Scenario 4: Buyer attracted to a cheap, large office in an aging building
This is the classic trap. The entry price looks attractive, but if the building cannot attract modern tenants because of weak maintenance, poor HVAC support, weak access, or poor parking, the low price becomes irrelevant. Vacancy and maintenance drag can quietly destroy the whole thesis.
Conclusion : Which is the better investment in Vashi right now?
A shop is usually the better investment in Vashi if you have the capital to buy true main-road or high-street quality and your goal is defensive income, visibility-led demand, and long-term wealth preservation. But that only works when the frontage is real, the location is commercially alive, and the unit is not compromised by lane weakness or poor access.
An office is usually the better investment if you want lower-ticket entry, better unit-size flexibility, self-use optionality, and commuter-linked tenant demand. But that only works when the building is professionally usable and located in a real business cluster, especially near strong station-linked commercial zones.
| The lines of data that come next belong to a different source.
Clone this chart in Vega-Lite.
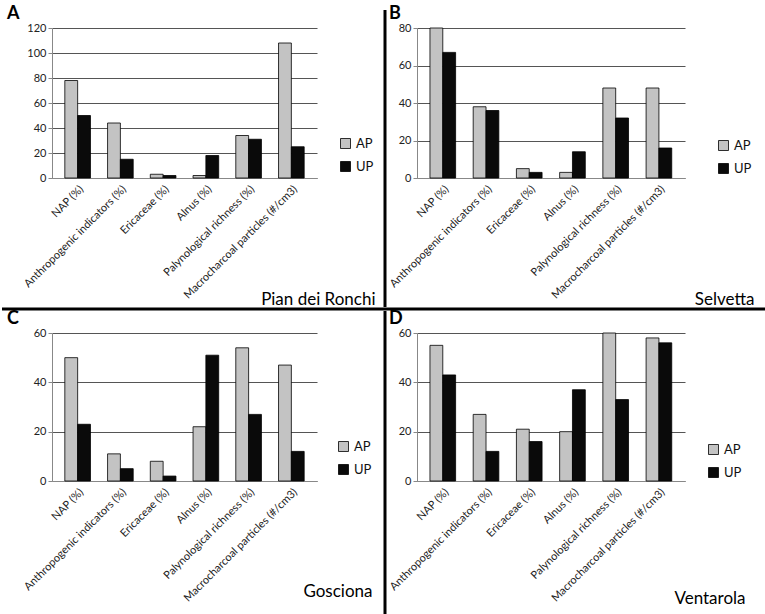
{
  "$schema": "https://vega.github.io/schema/vega-lite/v6.json",
  "background": "white",
  "padding": {"left": 0, "top": 5, "right": 0, "bottom": 0},
  "config": {
    "font": "Lato",
    "view": {"stroke": null},
    "axis": {"labelFont": "Lato", "labelFontSize": 11, "labelColor": "#222", "domainColor": "#888", "tickColor": "#888", "gridColor": "#555", "gridWidth": 1.2, "titleFont": "Lato", "titleFontSize": 17, "titleFontWeight": "normal", "titleColor": "black"},
    "axisX": {"labelFontSize": 11, "labelAngle": -45, "ticks": false, "labelPadding": 5},
    "legend": {"orient": "none", "title": null, "symbolType": "square", "symbolSize": 100, "symbolStrokeColor": "black", "symbolStrokeWidth": 0.8, "labelFont": "Lato", "labelFontSize": 13, "labelColor": "#111", "rowPadding": 8},
    "title": {"fontSize": 18, "fontWeight": "bold", "anchor": "start", "frame": "group", "color": "black", "offset": -1},
    "bar": {"stroke": "black", "strokeWidth": 0.8},
    "point": {"size": 0, "opacity": 0}
  },
  "datasets": {
    "pollen": [
      {"site": "Pian dei Ronchi", "indicator": "NAP (%)", "phase": "AP", "value": 78},
      {"site": "Pian dei Ronchi", "indicator": "NAP (%)", "phase": "UP", "value": 50},
      {"site": "Pian dei Ronchi", "indicator": "Anthropogenic indicators (%)", "phase": "AP", "value": 44},
      {"site": "Pian dei Ronchi", "indicator": "Anthropogenic indicators (%)", "phase": "UP", "value": 15},
      {"site": "Pian dei Ronchi", "indicator": "Ericaceae (%)", "phase": "AP", "value": 3},
      {"site": "Pian dei Ronchi", "indicator": "Ericaceae (%)", "phase": "UP", "value": 2},
      {"site": "Pian dei Ronchi", "indicator": "Alnus (%)", "phase": "AP", "value": 2},
      {"site": "Pian dei Ronchi", "indicator": "Alnus (%)", "phase": "UP", "value": 18},
      {"site": "Pian dei Ronchi", "indicator": "Palynological richness (%)", "phase": "AP", "value": 34},
      {"site": "Pian dei Ronchi", "indicator": "Palynological richness (%)", "phase": "UP", "value": 31},
      {"site": "Pian dei Ronchi", "indicator": "Macrocharcoal particles (#/cm3)", "phase": "AP", "value": 108},
      {"site": "Pian dei Ronchi", "indicator": "Macrocharcoal particles (#/cm3)", "phase": "UP", "value": 25},
      {"site": "Selvetta", "indicator": "NAP (%)", "phase": "AP", "value": 80},
      {"site": "Selvetta", "indicator": "NAP (%)", "phase": "UP", "value": 67},
      {"site": "Selvetta", "indicator": "Anthropogenic indicators (%)", "phase": "AP", "value": 38},
      {"site": "Selvetta", "indicator": "Anthropogenic indicators (%)", "phase": "UP", "value": 36},
      {"site": "Selvetta", "indicator": "Ericaceae (%)", "phase": "AP", "value": 5},
      {"site": "Selvetta", "indicator": "Ericaceae (%)", "phase": "UP", "value": 3},
      {"site": "Selvetta", "indicator": "Alnus (%)", "phase": "AP", "value": 3},
      {"site": "Selvetta", "indicator": "Alnus (%)", "phase": "UP", "value": 14},
      {"site": "Selvetta", "indicator": "Palynological richness (%)", "phase": "AP", "value": 48},
      {"site": "Selvetta", "indicator": "Palynological richness (%)", "phase": "UP", "value": 32},
      {"site": "Selvetta", "indicator": "Macrocharcoal particles (#/cm3)", "phase": "AP", "value": 48},
      {"site": "Selvetta", "indicator": "Macrocharcoal particles (#/cm3)", "phase": "UP", "value": 16},
      {"site": "Gosciona", "indicator": "NAP (%)", "phase": "AP", "value": 50},
      {"site": "Gosciona", "indicator": "NAP (%)", "phase": "UP", "value": 23},
      {"site": "Gosciona", "indicator": "Anthropogenic indicators (%)", "phase": "AP", "value": 11},
      {"site": "Gosciona", "indicator": "Anthropogenic indicators (%)", "phase": "UP", "value": 5},
      {"site": "Gosciona", "indicator": "Ericaceae (%)", "phase": "AP", "value": 8},
      {"site": "Gosciona", "indicator": "Ericaceae (%)", "phase": "UP", "value": 2},
      {"site": "Gosciona", "indicator": "Alnus (%)", "phase": "AP", "value": 22},
      {"site": "Gosciona", "indicator": "Alnus (%)", "phase": "UP", "value": 51},
      {"site": "Gosciona", "indicator": "Palynological richness (%)", "phase": "AP", "value": 54},
      {"site": "Gosciona", "indicator": "Palynological richness (%)", "phase": "UP", "value": 27},
      {"site": "Gosciona", "indicator": "Macrocharcoal particles (#/cm3)", "phase": "AP", "value": 47},
      {"site": "Gosciona", "indicator": "Macrocharcoal particles (#/cm3)", "phase": "UP", "value": 12},
      {"site": "Ventarola", "indicator": "NAP (%)", "phase": "AP", "value": 55},
      {"site": "Ventarola", "indicator": "NAP (%)", "phase": "UP", "value": 43},
      {"site": "Ventarola", "indicator": "Anthropogenic indicators (%)", "phase": "AP", "value": 27},
      {"site": "Ventarola", "indicator": "Anthropogenic indicators (%)", "phase": "UP", "value": 12},
      {"site": "Ventarola", "indicator": "Ericaceae (%)", "phase": "AP", "value": 21},
      {"site": "Ventarola", "indicator": "Ericaceae (%)", "phase": "UP", "value": 16},
      {"site": "Ventarola", "indicator": "Alnus (%)", "phase": "AP", "value": 20},
      {"site": "Ventarola", "indicator": "Alnus (%)", "phase": "UP", "value": 37},
      {"site": "Ventarola", "indicator": "Palynological richness (%)", "phase": "AP", "value": 60},
      {"site": "Ventarola", "indicator": "Palynological richness (%)", "phase": "UP", "value": 33},
      {"site": "Ventarola", "indicator": "Macrocharcoal particles (#/cm3)", "phase": "AP", "value": 58},
      {"site": "Ventarola", "indicator": "Macrocharcoal particles (#/cm3)", "phase": "UP", "value": 56}
    ],
    "sep": [{"sep": "line"}]
  },
  "resolve": {"legend": {"color": "independent"}},
  "columns": 5,
  "spacing": 0,
  "bounds": "flush",
  "concat": [
    {"width": 1, "height": 1, "data": {"name": "sep"}, "mark": "point"},
    {"width": 1, "height": 1, "data": {"name": "sep"}, "mark": "point"},
    {"width": 1, "height": 1, "data": {"name": "sep"}, "mark": "point"},
    {"width": 64, "height": 18, "data": {"name": "sep"}, "mark": {"type": "rule", "strokeWidth": 3, "color": "black"}, "encoding": {"x": {"field": "sep", "type": "nominal", "axis": null}}},
    {"width": 1, "height": 1, "data": {"name": "sep"}, "mark": "point"},

    {"width": 1, "height": 1, "data": {"name": "sep"}, "mark": "point"},
    {
      "title": {"text": "A", "dx": -45},
      "width": 265, "height": 150,
      "data": {"name": "pollen"},
      "transform": [{"filter": "datum.site === 'Pian dei Ronchi'"}],
      "mark": "bar",
      "encoding": {
        "x": {"field": "indicator", "type": "nominal", "sort": null, "scale": {"paddingInner": 0.4, "paddingOuter": 0.3},
          "axis": {"title": "Pian dei Ronchi", "titleAnchor": "end", "titleAlign": "right", "titleX": 323, "titleY": 126, "titleBaseline": "alphabetic"}},
        "xOffset": {"field": "phase", "sort": ["AP", "UP"]},
        "y": {"field": "value", "type": "quantitative", "scale": {"domain": [0, 120]}, "axis": {"title": null, "values": [0, 20, 40, 60, 80, 100, 120], "tickSize": 4}},
        "color": {"field": "phase", "scale": {"domain": ["AP", "UP"], "range": ["#c3c3c3", "#0a0a0a"]}, "legend": {"legendX": 287, "legendY": 109}}
      }
    },
    {"width": 36, "height": 1, "data": {"name": "sep"}, "mark": "point"},
    {"width": 64, "height": 279, "data": {"name": "sep"}, "mark": {"type": "rule", "strokeWidth": 3, "color": "black"}, "encoding": {"x": {"field": "sep", "type": "nominal", "axis": null}}},
    {
      "title": {"text": "B", "dx": -28},
      "width": 268, "height": 150,
      "data": {"name": "pollen"},
      "transform": [{"filter": "datum.site === 'Selvetta'"}],
      "mark": "bar",
      "encoding": {
        "x": {"field": "indicator", "type": "nominal", "sort": null, "scale": {"paddingInner": 0.4, "paddingOuter": 0.3},
          "axis": {"title": "Selvetta", "titleAnchor": "end", "titleAlign": "right", "titleX": 337, "titleY": 126, "titleBaseline": "alphabetic"}},
        "xOffset": {"field": "phase", "sort": ["AP", "UP"]},
        "y": {"field": "value", "type": "quantitative", "scale": {"domain": [0, 80]}, "axis": {"title": null, "values": [0, 20, 40, 60, 80], "tickSize": 4}},
        "color": {"field": "phase", "scale": {"domain": ["AP", "UP"], "range": ["#c3c3c3", "#0a0a0a"]}, "legend": {"legendX": 300, "legendY": 111}}
      }
    },

    {"width": 50, "height": 4, "data": {"name": "sep"}, "mark": {"type": "rule", "strokeWidth": 3, "color": "black"}, "encoding": {"y": {"field": "sep", "type": "nominal", "axis": null}}},
    {"width": 265, "height": 4, "data": {"name": "sep"}, "mark": {"type": "rule", "strokeWidth": 3, "color": "black"}, "encoding": {"y": {"field": "sep", "type": "nominal", "axis": null}}},
    {"width": 36, "height": 4, "data": {"name": "sep"}, "mark": {"type": "rule", "strokeWidth": 3, "color": "black"}, "encoding": {"y": {"field": "sep", "type": "nominal", "axis": null}}},
    {"width": 64, "height": 4, "data": {"name": "sep"}, "mark": {"type": "rule", "strokeWidth": 3, "color": "black"}, "encoding": {"y": {"field": "sep", "type": "nominal", "axis": null}}},
    {"width": 350, "height": 4, "data": {"name": "sep"}, "mark": {"type": "rule", "strokeWidth": 3, "color": "black"}, "encoding": {"y": {"field": "sep", "type": "nominal", "axis": null}}},

    {"width": 1, "height": 1, "data": {"name": "sep"}, "mark": "point"},
    {"width": 1, "height": 1, "data": {"name": "sep"}, "mark": "point"},
    {"width": 1, "height": 1, "data": {"name": "sep"}, "mark": "point"},
    {"width": 64, "height": 22, "data": {"name": "sep"}, "mark": {"type": "rule", "strokeWidth": 3, "color": "black"}, "encoding": {"x": {"field": "sep", "type": "nominal", "axis": null}}},
    {"width": 1, "height": 1, "data": {"name": "sep"}, "mark": "point"},

    {"width": 1, "height": 1, "data": {"name": "sep"}, "mark": "point"},
    {
      "title": {"text": "C", "dx": -45},
      "width": 265, "height": 148,
      "data": {"name": "pollen"},
      "transform": [{"filter": "datum.site === 'Gosciona'"}],
      "mark": "bar",
      "encoding": {
        "x": {"field": "indicator", "type": "nominal", "sort": null, "scale": {"paddingInner": 0.4, "paddingOuter": 0.3},
          "axis": {"title": "Gosciona", "titleAnchor": "end", "titleAlign": "right", "titleX": 320, "titleY": 115, "titleBaseline": "alphabetic"}},
        "xOffset": {"field": "phase", "sort": ["AP", "UP"]},
        "y": {"field": "value", "type": "quantitative", "scale": {"domain": [0, 60]}, "axis": {"title": null, "values": [0, 20, 40, 60], "tickSize": 4}},
        "color": {"field": "phase", "scale": {"domain": ["AP", "UP"], "range": ["#c3c3c3", "#0a0a0a"]}, "legend": {"legendX": 285, "legendY": 107}}
      }
    },
    {"width": 36, "height": 1, "data": {"name": "sep"}, "mark": "point"},
    {"width": 64, "height": 281, "data": {"name": "sep"}, "mark": {"type": "rule", "strokeWidth": 3, "color": "black"}, "encoding": {"x": {"field": "sep", "type": "nominal", "axis": null}}},
    {
      "title": {"text": "D", "dx": -28},
      "width": 268, "height": 148,
      "data": {"name": "pollen"},
      "transform": [{"filter": "datum.site === 'Ventarola'"}],
      "mark": "bar",
      "encoding": {
        "x": {"field": "indicator", "type": "nominal", "sort": null, "scale": {"paddingInner": 0.4, "paddingOuter": 0.3},
          "axis": {"title": "Ventarola", "titleAnchor": "end", "titleAlign": "right", "titleX": 328, "titleY": 122, "titleBaseline": "alphabetic"}},
        "xOffset": {"field": "phase", "sort": ["AP", "UP"]},
        "y": {"field": "value", "type": "quantitative", "scale": {"domain": [0, 60]}, "axis": {"title": null, "values": [0, 20, 40, 60], "tickSize": 4}},
        "color": {"field": "phase", "scale": {"domain": ["AP", "UP"], "range": ["#c3c3c3", "#0a0a0a"]}, "legend": {"legendX": 290, "legendY": 110}}
      }
    }
  ]
}
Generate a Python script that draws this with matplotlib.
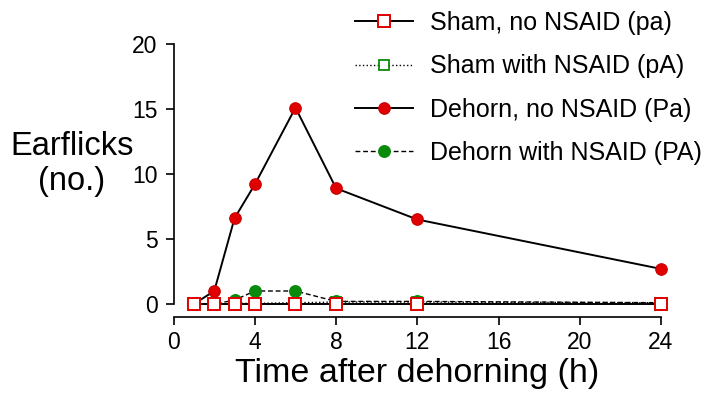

So the real Vashi answer is this:
- choose a shop when you can afford uncompromised retail quality
- choose an office when you want capital efficiency and functional leasing demand
- avoid internal-lane shops sold like high-street assets
- avoid aging offices that look cheap but cannot attract quality tenants
- do not underwrite either asset on gross yield alone
In Vashi, the better investment is not decided by the word shop or office. It is decided by whether the exact unit can survive real commercial reality after taxes, maintenance, lease friction, and tenant replacement.